What all the measures hope to achieve is to prevent the healthcare services being overwhelmed by the rate of infections. So policy is either suppress or mitigate.
The policy of common-sense precautions (wash your hands), social distancing (reduce contact) and isolation (reduce cross-infection) hopefully slows the rate of infection which gives healthcare a fighting chance. The more people ignore these guidelines, the more stress they put on the system, even if they themselves are not infected, they might unwittingly infect others.
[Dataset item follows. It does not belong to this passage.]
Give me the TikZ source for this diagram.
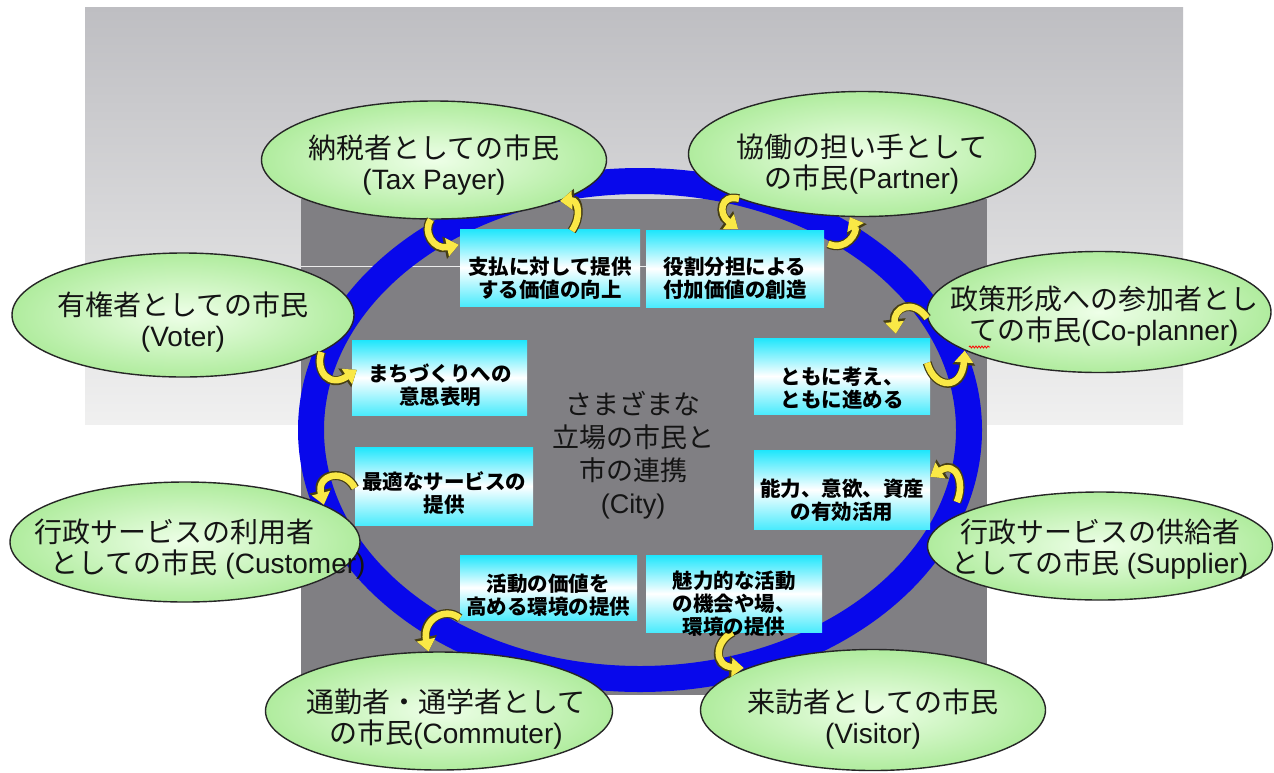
\documentclass[tikz,border=0pt]{standalone}
\usepackage{fontspec}
\setmainfont{Liberation Sans}
\newfontfamily\jp{Noto Sans CJK JP}
\usetikzlibrary{arrows.meta,shapes.geometric,calc,decorations.pathmorphing}
\definecolor{outertop}{RGB}{190,190,194}
\definecolor{outerbot}{RGB}{240,240,240}
\definecolor{darkbg}{RGB}{128,127,131}
\definecolor{ringblue}{RGB}{8,8,235}
\definecolor{boxcyan}{RGB}{30,230,252}
\definecolor{ellin}{RGB}{238,255,232}
\definecolor{ellout}{RGB}{176,236,158}
\definecolor{arrowy}{RGB}{250,232,70}
\definecolor{arrowedge}{RGB}{70,62,20}
\definecolor{txt}{RGB}{20,20,20}
\begin{document}
\begin{tikzpicture}[x=1pt,y=-1pt,
  citizen/.style={ellipse, draw=black!85, line width=1.4pt, inner color=ellin, outer color=ellout, inner sep=0pt},
  ringshape/.style={ellipse, draw=ringblue, line width=26pt, inner sep=0pt, minimum width=658pt, minimum height=498pt},
  valuebox/.style={rectangle, inner sep=0pt, top color=boxcyan, bottom color=boxcyan!80, middle color=white},
  btext/.style={align=center, text=black, font=\jp\bfseries\fontsize{20.5}{23}\selectfont},
  ctext/.style={align=center, text=txt, font=\fontsize{28}{31}\selectfont},
  yarrow/.style={draw=arrowy, line width=6.5pt, -{Triangle[length=12pt,width=18pt]},
    preaction={draw=arrowedge, line width=9pt, -{Triangle[length=14.5pt,width=22pt]}}}
]
\useasboundingbox (0,0) rectangle (1274,772);
\fill[white] (0,0) rectangle (1274,772);
\shade[top color=outertop, bottom color=outerbot] (85,7) rectangle (1183,424);
\fill[darkbg] (301,199) rectangle (987,695);
\draw[white!85!gray, line width=1pt] (301,266) -- (646,266);

% ring
\node[ringshape] (ring) at (640,430) {};

% value boxes
\node[valuebox, minimum width=180pt, minimum height=77pt] (b1) at (550,267.5) {};
\node[valuebox, minimum width=178pt, minimum height=77pt] (b2) at (735,268.5) {};
\node[valuebox, minimum width=175pt, minimum height=75pt] (b3) at (439.5,377.5) {};
\node[valuebox, minimum width=176pt, minimum height=76pt] (b4) at (842,376) {};
\node[valuebox, minimum width=178pt, minimum height=78pt] (b5) at (444,486) {};
\node[valuebox, minimum width=176pt, minimum height=79pt] (b6) at (842,489.5) {};
\node[valuebox, minimum width=177pt, minimum height=65pt] (b7) at (548.5,587.5) {};
\node[valuebox, minimum width=176pt, minimum height=77pt] (b8) at (734,593.5) {};

% citizen ellipses
\node[citizen, minimum width=345pt, minimum height=118pt] (tax) at (434,160) {};
\node[citizen, minimum width=347pt, minimum height=125pt] (partner) at (862,154) {};
\node[citizen, minimum width=342pt, minimum height=124pt] (voter) at (183,315) {};
\node[citizen, minimum width=344pt, minimum height=121pt] (coplan) at (1099,312) {};
\node[citizen, minimum width=350pt, minimum height=120pt] (customer) at (185,542) {};
\node[citizen, minimum width=345pt, minimum height=108pt] (supplier) at (1100,546) {};
\node[citizen, minimum width=347pt, minimum height=118pt] (commuter) at (439,711) {};
\node[citizen, minimum width=345pt, minimum height=121pt] (visitor) at (873,710) {};

% curved arrows
\draw[yarrow] (tax.-93) .. controls (422,232) and (434,250) .. ($(b1.north west)+(-1,16)$);
\draw[yarrow] ($(b1.north west)+(112,2)$) .. controls (582,216) and (578,200) .. (tax.-18);
\draw[yarrow] (partner.-160) .. controls (720,194) and (718,214) .. ($(b2.north)+(3,-1)$);
\draw[yarrow] ($(b2.north east)+(4,14)$) .. controls (846,252) and (858,232) .. (partner.-101);
\draw[yarrow] (coplan.-178) .. controls (913,298) and (893,308) .. ($(b4.north west)+(142,-4)$);
\draw[yarrow] ($(b4.north east)+(-3,25)$) .. controls (935,390) and (962,390) .. (coplan.-164);
\draw[yarrow] ($(supplier.west)+(30,-44)$) .. controls (965,484) and (957,460) .. ($(b6.north east)+(0,27)$);
\draw[yarrow] ($(b8.south)+(-1,0)$) .. controls (714,642) and (714,666) .. ($(visitor.west)+(44,-42)$);
\draw[yarrow] ($(b7.south west)+(0,-2)$) .. controls (445,606) and (422,620) .. (commuter.100);
\draw[yarrow] ($(b5.west)+(0,2)$) .. controls (345,468) and (316,474) .. (customer.15);
\draw[yarrow] (voter.-15) .. controls (315,372) and (330,388) .. ($(b3.north west)+(5,30)$);

% box texts
\node[btext] (b1t) at (550,278) {支払に対して提供\\する価値の向上};
\node[btext] (b2t) at (735,278) {役割分担による\\付加価値の創造};
\node[btext] (b3t) at (440,385) {まちづくりへの\\意思表明};
\node[btext] (b4t) at (842,388) {ともに考え、\\ともに進める};
\node[btext] (b5t) at (444,493) {最適なサービスの\\提供};
\node[btext] (b6t) at (842,500) {能力、意欲、資産\\の有効活用};
\node[btext] (b7t) at (548,595) {活動の価値を\\高める環境の提供};
\node[btext] (b8t) at (734,604) {魅力的な活動\\の機会や場、\\環境の提供};

% centre text
\node[align=center, text=black!92, font=\jp\fontsize{27}{33}\selectfont] (city) at (633,455) {さまざまな\\立場の市民と\\市の連携\\{\rmfamily (City)}};

% citizen texts
\node[ctext] (taxT) at (434,165) {{\jp 納税者としての市民}\\(Tax Payer)};
\node[ctext] (partnerT) at (862,164) {{\jp 協働の担い手として}\\{\jp の市民}(Partner)};
\node[ctext] (voterT) at (183,322) {{\jp 有権者としての市民}\\(Voter)};
\node[ctext] (coplanT) at (1104,316) {{\jp 政策形成への参加者とし}\\{\jp ての市民}(Co-planner)};
\node[ctext, align=left, anchor=west] (customerT) at (31,549) {{\jp 行政サービスの利用者}\\\hspace*{16pt}{\jp としての市民} (Customer)};
\node[ctext] (supplierT) at (1100,549) {{\jp 行政サービスの供給者}\\{\jp としての市民} (Supplier)};
\node[ctext] (commuterT) at (446,719) {{\jp 通勤者・通学者として}\\{\jp の市民}(Commuter)};
\node[ctext] (visitorT) at (873,719) {{\jp 来訪者としての市民}\\(Visitor)};

% spell-check squiggle
\draw[red, line width=0.8pt, decorate, decoration={snake, amplitude=1pt, segment length=3pt}] (969,347) -- (990,347);
\end{tikzpicture}
\end{document}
As the healthcare system becomes overloaded, there are deaths not only from those in the 'at risk' bracket, but those in the system for other reasons, not associated with the virus, who suffer because the system is overstretched, and they die, where previously they might have been treated in time. Then we have the workers themselves who are over-stretched, exhausted, and thus their resistance crumbles, and they start dying, too.
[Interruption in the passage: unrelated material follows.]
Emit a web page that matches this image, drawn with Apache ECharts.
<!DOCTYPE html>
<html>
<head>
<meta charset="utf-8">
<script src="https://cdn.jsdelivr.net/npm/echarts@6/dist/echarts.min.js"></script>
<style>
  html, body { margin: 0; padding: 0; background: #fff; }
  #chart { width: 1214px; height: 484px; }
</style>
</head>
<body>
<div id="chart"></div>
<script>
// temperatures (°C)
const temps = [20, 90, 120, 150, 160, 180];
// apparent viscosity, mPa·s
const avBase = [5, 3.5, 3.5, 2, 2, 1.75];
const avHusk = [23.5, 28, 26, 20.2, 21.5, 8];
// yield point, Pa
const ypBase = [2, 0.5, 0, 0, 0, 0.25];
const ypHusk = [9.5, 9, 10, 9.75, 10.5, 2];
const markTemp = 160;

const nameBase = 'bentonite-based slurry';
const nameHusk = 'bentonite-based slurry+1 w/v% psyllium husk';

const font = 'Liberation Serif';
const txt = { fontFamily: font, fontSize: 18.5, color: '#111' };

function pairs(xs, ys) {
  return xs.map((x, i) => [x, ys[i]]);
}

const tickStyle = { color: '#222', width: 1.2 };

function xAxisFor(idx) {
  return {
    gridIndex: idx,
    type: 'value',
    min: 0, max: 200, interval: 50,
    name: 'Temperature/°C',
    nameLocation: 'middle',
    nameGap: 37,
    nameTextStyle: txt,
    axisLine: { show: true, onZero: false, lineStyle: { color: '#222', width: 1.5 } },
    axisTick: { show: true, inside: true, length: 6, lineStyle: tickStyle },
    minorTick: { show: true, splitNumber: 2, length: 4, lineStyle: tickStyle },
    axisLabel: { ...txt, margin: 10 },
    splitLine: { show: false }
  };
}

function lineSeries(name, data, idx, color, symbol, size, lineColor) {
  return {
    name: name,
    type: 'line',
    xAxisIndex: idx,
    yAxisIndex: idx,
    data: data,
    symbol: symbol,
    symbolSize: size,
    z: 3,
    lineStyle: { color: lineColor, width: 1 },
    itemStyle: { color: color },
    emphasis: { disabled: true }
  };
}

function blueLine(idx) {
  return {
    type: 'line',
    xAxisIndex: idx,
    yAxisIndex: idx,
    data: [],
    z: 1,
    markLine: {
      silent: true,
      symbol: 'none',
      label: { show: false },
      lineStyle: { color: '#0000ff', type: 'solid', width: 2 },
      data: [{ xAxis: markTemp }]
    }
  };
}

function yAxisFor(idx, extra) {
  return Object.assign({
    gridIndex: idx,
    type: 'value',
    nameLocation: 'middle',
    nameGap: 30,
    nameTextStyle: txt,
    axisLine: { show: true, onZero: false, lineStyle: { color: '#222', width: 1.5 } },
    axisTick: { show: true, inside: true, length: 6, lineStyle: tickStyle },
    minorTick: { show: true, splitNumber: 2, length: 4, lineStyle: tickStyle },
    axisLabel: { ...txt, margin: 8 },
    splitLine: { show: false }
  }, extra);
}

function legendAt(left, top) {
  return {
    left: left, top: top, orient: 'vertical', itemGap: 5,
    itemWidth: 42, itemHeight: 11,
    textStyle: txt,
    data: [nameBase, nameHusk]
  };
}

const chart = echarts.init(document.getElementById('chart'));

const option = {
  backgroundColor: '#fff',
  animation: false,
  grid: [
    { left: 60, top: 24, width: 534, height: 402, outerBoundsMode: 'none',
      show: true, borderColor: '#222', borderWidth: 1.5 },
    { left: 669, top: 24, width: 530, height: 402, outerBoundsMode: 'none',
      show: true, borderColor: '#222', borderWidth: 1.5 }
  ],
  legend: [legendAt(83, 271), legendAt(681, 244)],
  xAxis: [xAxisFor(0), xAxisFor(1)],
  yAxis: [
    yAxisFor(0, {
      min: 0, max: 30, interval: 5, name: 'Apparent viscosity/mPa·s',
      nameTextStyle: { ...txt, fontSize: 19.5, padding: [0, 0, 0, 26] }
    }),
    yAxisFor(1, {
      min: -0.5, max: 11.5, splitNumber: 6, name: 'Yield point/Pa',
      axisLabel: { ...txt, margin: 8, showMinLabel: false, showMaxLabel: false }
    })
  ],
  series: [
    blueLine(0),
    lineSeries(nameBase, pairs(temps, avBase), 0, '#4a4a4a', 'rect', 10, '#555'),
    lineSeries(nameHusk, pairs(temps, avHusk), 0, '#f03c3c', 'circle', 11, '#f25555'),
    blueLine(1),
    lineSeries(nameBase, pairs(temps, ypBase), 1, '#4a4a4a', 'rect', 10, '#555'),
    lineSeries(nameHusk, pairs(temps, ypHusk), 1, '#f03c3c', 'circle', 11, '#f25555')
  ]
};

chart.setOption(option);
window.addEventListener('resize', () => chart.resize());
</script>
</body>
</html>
Because people ignore the basic precautions.
I find myself in the 'at risk' camp because I'm over 60 and I've just been identified as having an aneurysm. This was a chance discovered in a voluntary 'lung check' programme looking for early symptoms of cancer (all clear). Having just been referred by my GP to a cardiac specialist, I now hear that all 'routine' exams are on hold to cope with the influx of virus cases. So my appointment, diagnosis and treatment is deferred, and we (me, family, GP) do not know how serious, or not, the condition is. (GP: "In the meantime, should you get a stabbing pain in your chest, dial emergency.")
Scary enough at the best of times, but when I hear that Italy is now no longer intubating the over 60s because they're preserving resources for the below-60s.
The refusal to take precautions is a classic "Am I my brother's keeper?" complaint, because if we truly loved our neighbour, we'd do everything in our power to ease us all through this crisis.